EXCERPTED DATA
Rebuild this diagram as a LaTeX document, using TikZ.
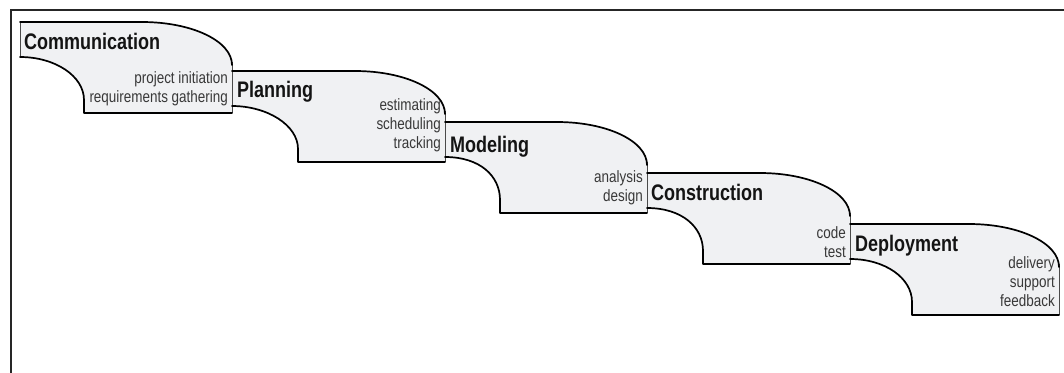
\documentclass[tikz,border=0pt]{standalone}
\usepackage{fontspec}
\setmainfont{Liberation Sans}
\newfontfamily\stagetitlefont[FakeStretch=0.80]{Liberation Sans}
\newfontfamily\stagetaskfont[FakeStretch=0.82]{Liberation Sans}

\definecolor{stagefill}{HTML}{F0F1F3}
\definecolor{stageink}{HTML}{141414}
\definecolor{taskink}{HTML}{383838}
\definecolor{thinedge}{HTML}{4A4A4A}

\tikzset{
  stagetitle/.style={font=\stagetitlefont\bfseries\fontsize{22.5}{25}\selectfont,
    text=stageink, inner sep=0pt, anchor=base west},
  stagetasks/.style={font=\stagetaskfont\fontsize{16.4}{19}\selectfont,
    text=taskink, inner sep=0pt, align=right, anchor=base east},
  edgeheavy/.style={draw=black, line width=1.7pt, line cap=round, line join=round},
  edgelight/.style={draw=thinedge, line width=0.9pt},
  framerule/.style={draw=black!85, line width=1.5pt},
}

% One step of the cascade: #1 left x, #2 top y, #3 right x, #4 x of the lower-left foot
\newcommand\stageshape[4]{%
  \fill[stagefill] (#1,#2) -- (#3-90,#2)
      .. controls (#3-40,#2) and (#3,#2+19) .. (#3,#2+43)
      -- (#3,#2+91) -- (#4,#2+91) -- (#4,#2+78)
      .. controls (#4,#2+54) and (#1+35,#2+35) .. (#1,#2+35) -- cycle;
  \draw[edgelight] (#1,#2) -- (#1,#2+35);
  \draw[edgelight] (#3,#2+40) -- (#3,#2+91);
  \draw[edgeheavy] (#1,#2) -- (#3-90,#2)
      .. controls (#3-40,#2) and (#3,#2+19) .. (#3,#2+43);
  \draw[edgeheavy] (#1,#2+35) .. controls (#1+35,#2+35) and (#4,#2+54) .. (#4,#2+78)
      -- (#4,#2+91) -- (#3,#2+91);
}

\begin{document}
\begin{tikzpicture}[x=1pt, y=-1pt]
  \useasboundingbox (0,0) rectangle (1064,372);

  % outer frame (top and left rules)
  \draw[framerule] (11,380) -- (11,10) -- (1070,10);

  % the five steps
  \stageshape{20}{22}{232}{84}
  \stageshape{232}{71}{445}{298}
  \stageshape{445}{122}{647}{500}
  \stageshape{647}{173}{850}{703}
  \stageshape{850}{224}{1059}{912}

  % titles and tasks (task blocks sit on the baseline of their last line)
  \node[stagetitle] (communication) at (24,49) {Communication};
  \node[stagetasks] (communication-tasks) at (228,102) {project initiation\\requirements gathering};

  \node[stagetitle] (planning) at (237,97) {Planning};
  \node[stagetasks] (planning-tasks) at (441,148) {estimating\\scheduling\\tracking};

  \node[stagetitle] (modeling) at (450,152) {Modeling};
  \node[stagetasks] (modeling-tasks) at (643,201) {analysis\\design};

  \node[stagetitle] (construction) at (651,200) {Construction};
  \node[stagetasks] (construction-tasks) at (846,257) {code\\test};

  \node[stagetitle] (deployment) at (855,251) {Deployment};
  \node[stagetasks] (deployment-tasks) at (1055,306) {delivery\\support\\feedback};
\end{tikzpicture}
\end{document}
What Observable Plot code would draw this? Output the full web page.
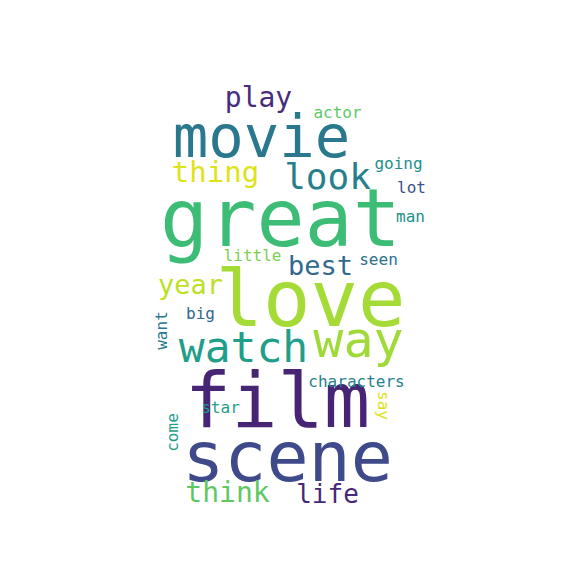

GIVEN REQUEST
Set down every record once more, word for word, without pictures.

THE RESPONSE
Rebuild this diagram as a LaTeX document, using TikZ.
\documentclass[tikz,border=0pt]{standalone}
\usepackage{fontspec}
\setmainfont{Liberation Sans}
\newfontfamily\stagetitlefont[FakeStretch=0.80]{Liberation Sans}
\newfontfamily\stagetaskfont[FakeStretch=0.82]{Liberation Sans}

\definecolor{stagefill}{HTML}{F0F1F3}
\definecolor{stageink}{HTML}{141414}
\definecolor{taskink}{HTML}{383838}
\definecolor{thinedge}{HTML}{4A4A4A}

\tikzset{
  stagetitle/.style={font=\stagetitlefont\bfseries\fontsize{22.5}{25}\selectfont,
    text=stageink, inner sep=0pt, anchor=base west},
  stagetasks/.style={font=\stagetaskfont\fontsize{16.4}{19}\selectfont,
    text=taskink, inner sep=0pt, align=right, anchor=base east},
  edgeheavy/.style={draw=black, line width=1.7pt, line cap=round, line join=round},
  edgelight/.style={draw=thinedge, line width=0.9pt},
  framerule/.style={draw=black!85, line width=1.5pt},
}

% One step of the cascade: #1 left x, #2 top y, #3 right x, #4 x of the lower-left foot
\newcommand\stageshape[4]{%
  \fill[stagefill] (#1,#2) -- (#3-90,#2)
      .. controls (#3-40,#2) and (#3,#2+19) .. (#3,#2+43)
      -- (#3,#2+91) -- (#4,#2+91) -- (#4,#2+78)
      .. controls (#4,#2+54) and (#1+35,#2+35) .. (#1,#2+35) -- cycle;
  \draw[edgelight] (#1,#2) -- (#1,#2+35);
  \draw[edgelight] (#3,#2+40) -- (#3,#2+91);
  \draw[edgeheavy] (#1,#2) -- (#3-90,#2)
      .. controls (#3-40,#2) and (#3,#2+19) .. (#3,#2+43);
  \draw[edgeheavy] (#1,#2+35) .. controls (#1+35,#2+35) and (#4,#2+54) .. (#4,#2+78)
      -- (#4,#2+91) -- (#3,#2+91);
}

\begin{document}
\begin{tikzpicture}[x=1pt, y=-1pt]
  \useasboundingbox (0,0) rectangle (1064,372);

  % outer frame (top and left rules)
  \draw[framerule] (11,380) -- (11,10) -- (1070,10);

  % the five steps
  \stageshape{20}{22}{232}{84}
  \stageshape{232}{71}{445}{298}
  \stageshape{445}{122}{647}{500}
  \stageshape{647}{173}{850}{703}
  \stageshape{850}{224}{1059}{912}

  % titles and tasks (task blocks sit on the baseline of their last line)
  \node[stagetitle] (communication) at (24,49) {Communication};
  \node[stagetasks] (communication-tasks) at (228,102) {project initiation\\requirements gathering};

  \node[stagetitle] (planning) at (237,97) {Planning};
  \node[stagetasks] (planning-tasks) at (441,148) {estimating\\scheduling\\tracking};

  \node[stagetitle] (modeling) at (450,152) {Modeling};
  \node[stagetasks] (modeling-tasks) at (643,201) {analysis\\design};

  \node[stagetitle] (construction) at (651,200) {Construction};
  \node[stagetasks] (construction-tasks) at (846,257) {code\\test};

  \node[stagetitle] (deployment) at (855,251) {Deployment};
  \node[stagetasks] (deployment-tasks) at (1055,306) {delivery\\support\\feedback};
\end{tikzpicture}
\end{document}
What Observable Plot code would draw this? Output the full web page.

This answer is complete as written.